[Rows from a dataset of charts and code]
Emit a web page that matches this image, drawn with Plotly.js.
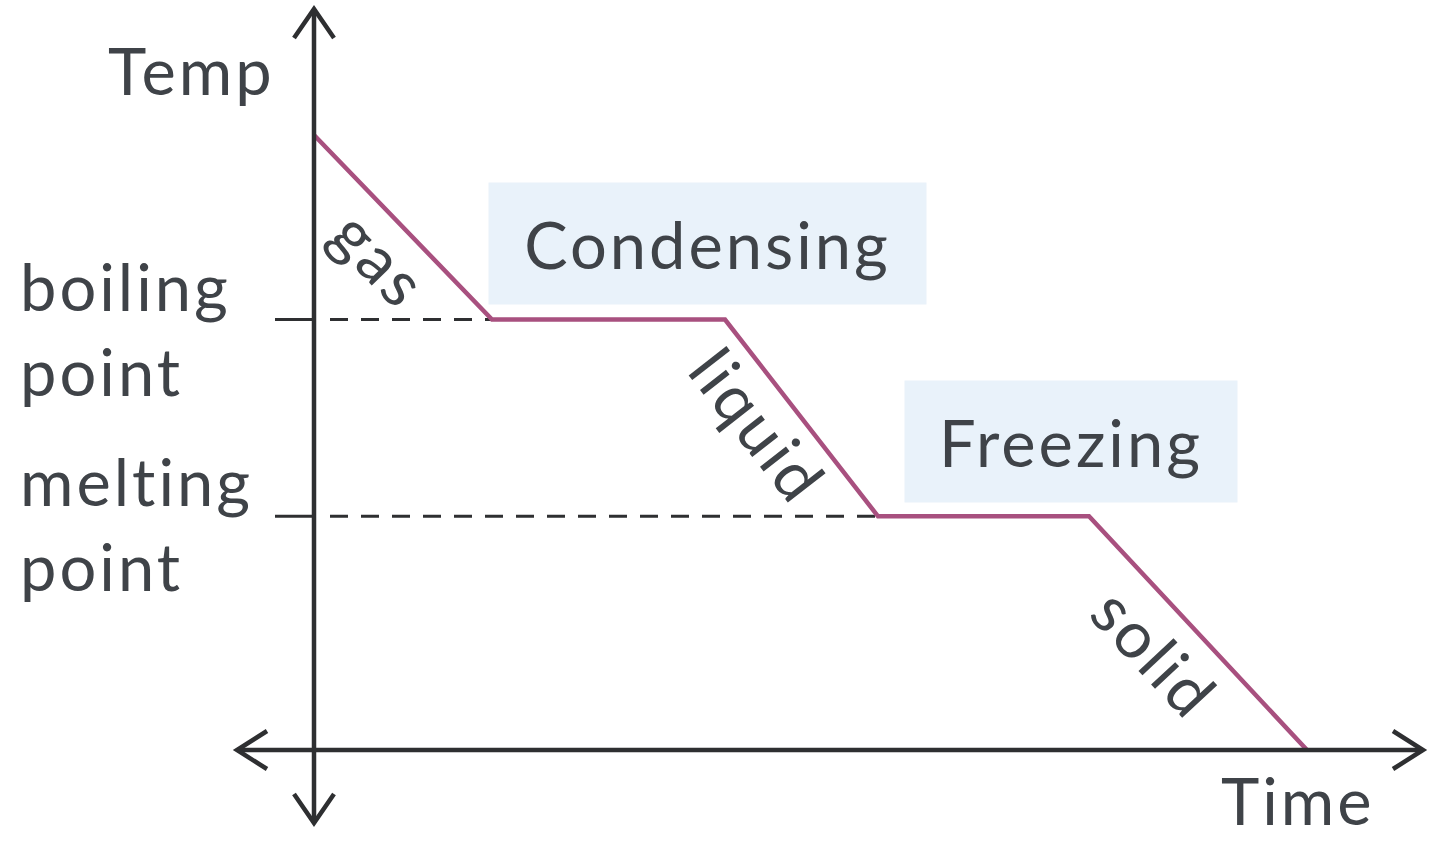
<!DOCTYPE html>
<html><head><meta charset="utf-8">
<script src="https://cdn.plot.ly/plotly-3.0.1.min.js"></script>
<style>
html,body{margin:0;padding:0;background:#fff;overflow:hidden}
svg text{letter-spacing:3px;font-variant-ligatures:none;font-feature-settings:"liga" 0,"clig" 0}
</style>
</head><body><div id="chart" style="width:1440px;height:843px"></div>
<script>
// ---- data (arbitrary units) ----
const time = [0, 1.78, 4.11, 5.64, 7.75, 9.93];
const temperature = [10, 7, 7, 3.8, 3.8, 0];
const boilingPoint = 7;
const meltingPoint = 3.8;
const phaseLabels = ['gas', 'liquid', 'solid'];
const changeLabels = ['Condensing', 'Freezing'];
const levelLabels = ['boiling<br>point', 'melting<br>point'];
const axisLabels = ['Temp', 'Time'];

// ---- layout helpers (pixel -> axis units) ----
const W = 1440, H = 843;
const xRange = [-3.14, 11.26];
const yRange = [-1.512, 12.195];
const px2x = p => xRange[0] + p * (xRange[1] - xRange[0]) / W;
const px2y = p => yRange[1] - p * (yRange[1] - yRange[0]) / H;
const dx = p => p * (xRange[1] - xRange[0]) / W;
const dy = p => p * (yRange[1] - yRange[0]) / H;

const INK = '#2e2f31';
const TXT = '#3f4348';
const CURVE = '#a8507f';
const BOX = '#e9f2fa';
const FONT = 'Lato, "Open Sans", sans-serif';

// axis positions
const ax0 = 0, ay0 = 0;
const tickLeft = dx(39);
const dashStart = dx(16);

const traces = [
  {x: [ax0 + dashStart, time[1]], y: [boilingPoint, boilingPoint], mode: 'lines',
   line: {color: INK, width: 3, dash: '18px,13px'}, hoverinfo: 'skip'},
  {x: [ax0 + dashStart, time[3]], y: [meltingPoint, meltingPoint], mode: 'lines',
   line: {color: INK, width: 3, dash: '18px,13px'}, hoverinfo: 'skip'},
  {x: [ax0 - tickLeft, ax0], y: [boilingPoint, boilingPoint], mode: 'lines',
   line: {color: INK, width: 3}, hoverinfo: 'skip'},
  {x: [ax0 - tickLeft, ax0], y: [meltingPoint, meltingPoint], mode: 'lines',
   line: {color: INK, width: 3}, hoverinfo: 'skip'},
  {x: time, y: temperature, mode: 'lines',
   line: {color: CURVE, width: 4.5}, hoverinfo: 'skip'}
];

function P(x, y) { return x + ',' + y; }
const yTop = px2y(9), yBot = px2y(823), xL = px2x(237), xR = px2x(1423);
const shapes = [
  {type: 'line', x0: ax0, x1: ax0, y0: yBot, y1: yTop, line: {color: INK, width: 4.5}},
  {type: 'line', x0: xL, x1: xR, y0: ay0, y1: ay0, line: {color: INK, width: 4.5}},
  {type: 'path', path: 'M' + P(ax0 - dx(20), yTop - dy(29)) + 'L' + P(ax0, yTop) + 'L' + P(ax0 + dx(20), yTop - dy(29)),
   line: {color: INK, width: 4.5}},
  {type: 'path', path: 'M' + P(ax0 - dx(20), yBot + dy(29)) + 'L' + P(ax0, yBot) + 'L' + P(ax0 + dx(20), yBot + dy(29)),
   line: {color: INK, width: 4.5}},
  {type: 'path', path: 'M' + P(xL + dx(30), ay0 + dy(19)) + 'L' + P(xL, ay0) + 'L' + P(xL + dx(30), ay0 - dy(19)),
   line: {color: INK, width: 4.5}},
  {type: 'path', path: 'M' + P(xR - dx(30), ay0 + dy(19)) + 'L' + P(xR, ay0) + 'L' + P(xR - dx(30), ay0 - dy(19)),
   line: {color: INK, width: 4.5}}
];

const fs = 65;
const f = {family: FONT, size: fs, color: TXT};
const annotations = [
  {text: axisLabels[0], x: px2x(191), y: px2y(70), showarrow: false, font: f},
  {text: axisLabels[1], x: px2x(1298), y: px2y(800), showarrow: false, font: f},
  {text: levelLabels[0], x: px2x(18), y: px2y(328), xanchor: 'left', align: 'left', showarrow: false, font: f},
  {text: levelLabels[1], x: px2x(18), y: px2y(523), xanchor: 'left', align: 'left', showarrow: false, font: f},
  {text: changeLabels[0], x: px2x(707), y: px2y(243), showarrow: false, font: f,
   bgcolor: BOX, width: 437, height: 121, borderpad: 0},
  {text: changeLabels[1], x: px2x(1071), y: px2y(441), showarrow: false, font: f,
   bgcolor: BOX, width: 332, height: 121, borderpad: 0},
  {text: phaseLabels[0], x: px2x(380), y: px2y(258), textangle: 46, showarrow: false, font: f},
  {text: phaseLabels[1], x: px2x(759), y: px2y(425), textangle: 52, showarrow: false, font: f},
  {text: phaseLabels[2], x: px2x(1155), y: px2y(652), textangle: 47, showarrow: false, font: f}
];

const hidden = {visible: false, showgrid: false, zeroline: false, fixedrange: true};
const layout = {
  width: W, height: H,
  margin: {l: 0, r: 0, t: 0, b: 0, pad: 0},
  paper_bgcolor: '#fff', plot_bgcolor: '#fff',
  showlegend: false,
  xaxis: Object.assign({}, hidden, {range: xRange}),
  yaxis: Object.assign({}, hidden, {range: yRange}),
  shapes: shapes,
  annotations: annotations
};
Plotly.newPlot('chart', traces, layout, {displayModeBar: false, staticPlot: true});
</script></body></html>
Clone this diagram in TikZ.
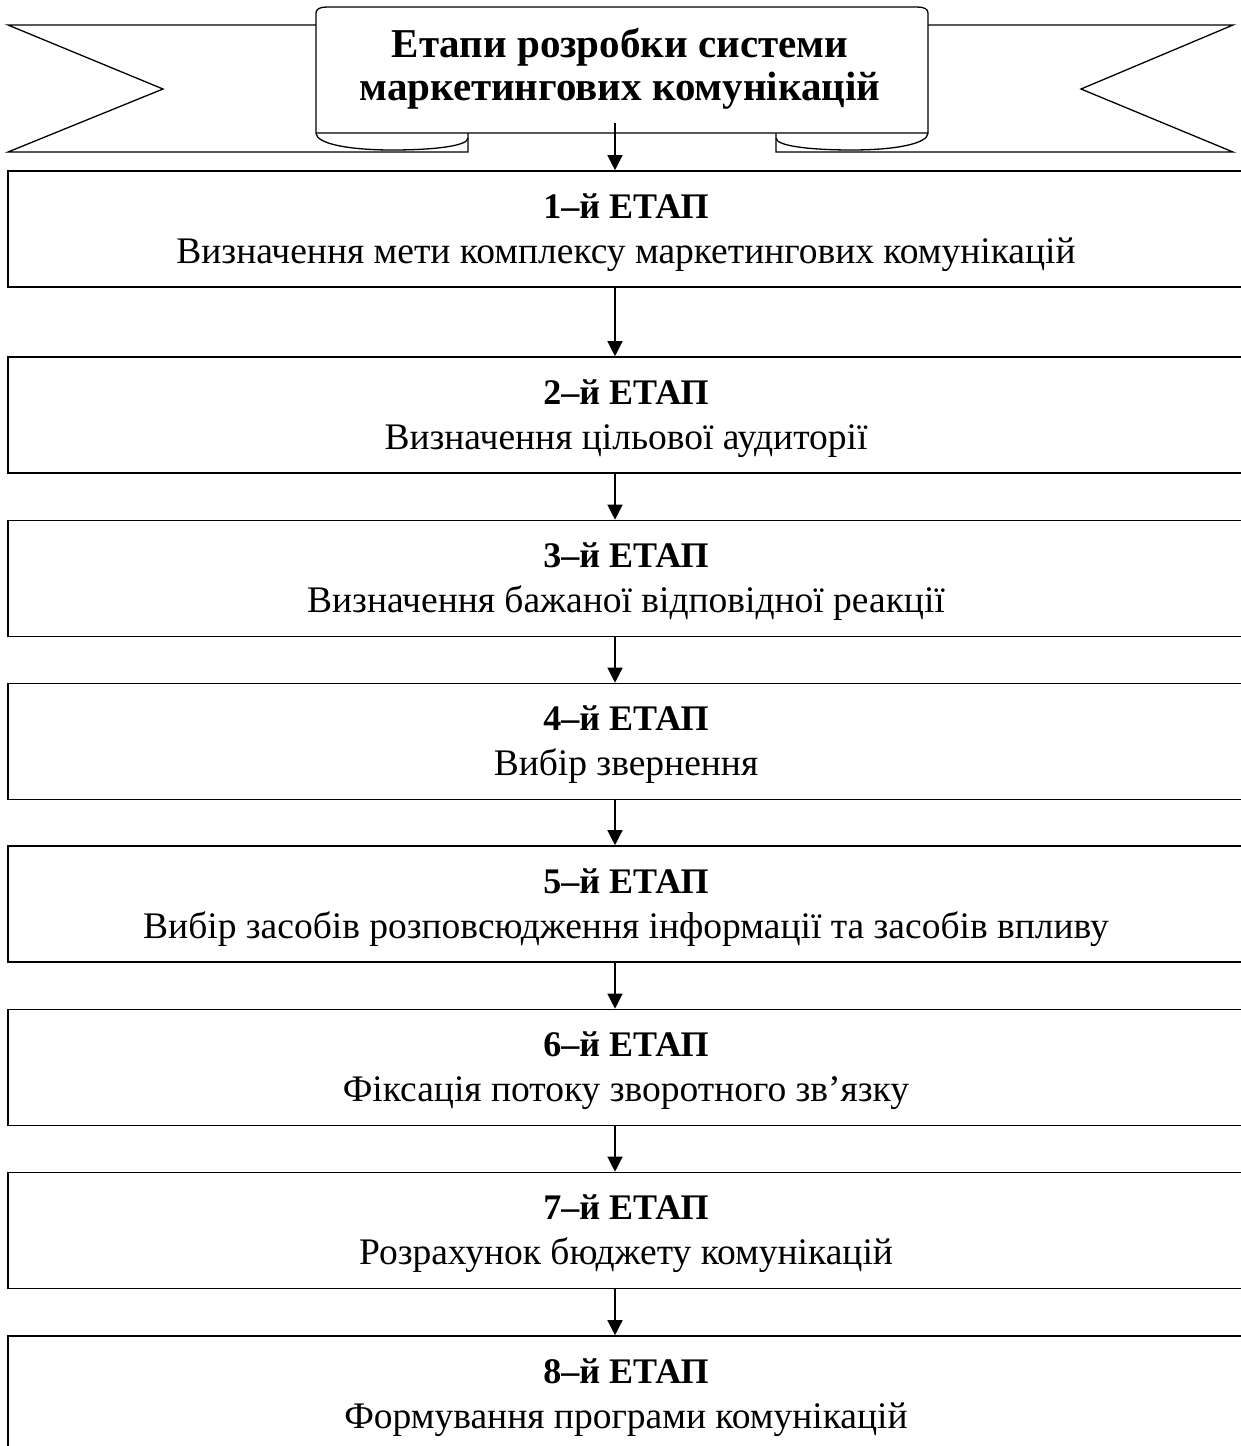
\documentclass[tikz,border=0pt]{standalone}
\usepackage{fontspec}
\setmainfont{Liberation Serif}
\usetikzlibrary{arrows.meta}
\newcommand\stg[2]{{\fontsize{36}{45}\selectfont\bfseries\rule{0pt}{32pt}#1}\\\rule[-9pt]{0pt}{9pt}#2}
\begin{document}
\begin{tikzpicture}[x=1pt,y=-1pt,
  line width=1.6pt,
  stagebox/.style={draw, minimum width=1236pt, minimum height=116pt, align=center, inner sep=0pt, font=\fontsize{37.5}{45}\selectfont},
  arr/.style={-{Triangle[length=15pt,width=15pt]}, line width=1.3pt},
  ribbon/.style={draw, fill=white, line width=1.3pt, line join=miter}
]
\useasboundingbox (0,0) rectangle (1241,1446);
% ribbon tails
\draw[ribbon] (316,25) -- (8,25) -- (163,89) -- (8,152) -- (468,152) -- (468,133);
\draw[ribbon] (928,25) -- (1233,25) -- (1081,89) -- (1233,152) -- (776,152) -- (776,133);
% rolls
\draw[ribbon] (316,133) .. controls (316,144) and (350,150) .. (392,150) .. controls (434,150) and (468,146) .. (468,138);
\draw[ribbon] (776,138) .. controls (776,146) and (810,150) .. (852,150) .. controls (894,150) and (928,144) .. (928,133);
% front of ribbon
\draw[ribbon] (316,133) -- (316,13) .. controls (316,9) and (320,7) .. (327,7) -- (917,7) .. controls (924,7) and (928,9) .. (928,13) -- (928,133) -- cycle;
\node[font=\fontsize{41}{43}\selectfont\bfseries, align=center, inner sep=0pt] (title) at (620,66) {\rule{0pt}{35pt}Етапи розробки системи\\\rule[-10pt]{0pt}{10pt}маркетингових комунікацій};
% stages
\node[stagebox] (b1) at (626,229) {\stg{1–й ЕТАП}{Визначення мети комплексу маркетингових комунікацій}};
\node[stagebox] (b2) at (626,415) {\stg{2–й ЕТАП}{Визначення цільової аудиторії}};
\node[stagebox] (b3) at (626,578.5) {\stg{3–й ЕТАП}{Визначення бажаної відповідної реакції}};
\node[stagebox] (b4) at (626,741.5) {\stg{4–й ЕТАП}{Вибір звернення}};
\node[stagebox] (b5) at (626,904) {\stg{5–й ЕТАП}{Вибір засобів розповсюдження інформації та засобів впливу}};
\node[stagebox] (b6) at (626,1067.5) {\stg{6–й ЕТАП}{Фіксація потоку зворотного зв’язку}};
\node[stagebox] (b7) at (626,1230.5) {\stg{7–й ЕТАП}{Розрахунок бюджету комунікацій}};
\node[stagebox] (b8) at (626,1394) {\stg{8–й ЕТАП}{Формування програми комунікацій}};
% connectors
\coordinate (t0) at (615,123);
\draw[arr] (t0) -- (b1.north -| t0);
\foreach \a/\b in {b1/b2,b2/b3,b3/b4,b4/b5,b5/b6,b6/b7,b7/b8}
  \draw[arr] (\a.south -| t0) -- (\b.north -| t0);
\end{tikzpicture}
\end{document}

» What is needed:
Pick out all the lines with the word "this" in them and copy them.

» Solution:
Emit a web page that matches this image, drawn with Plotly.js.
Clone this diagram in TikZ.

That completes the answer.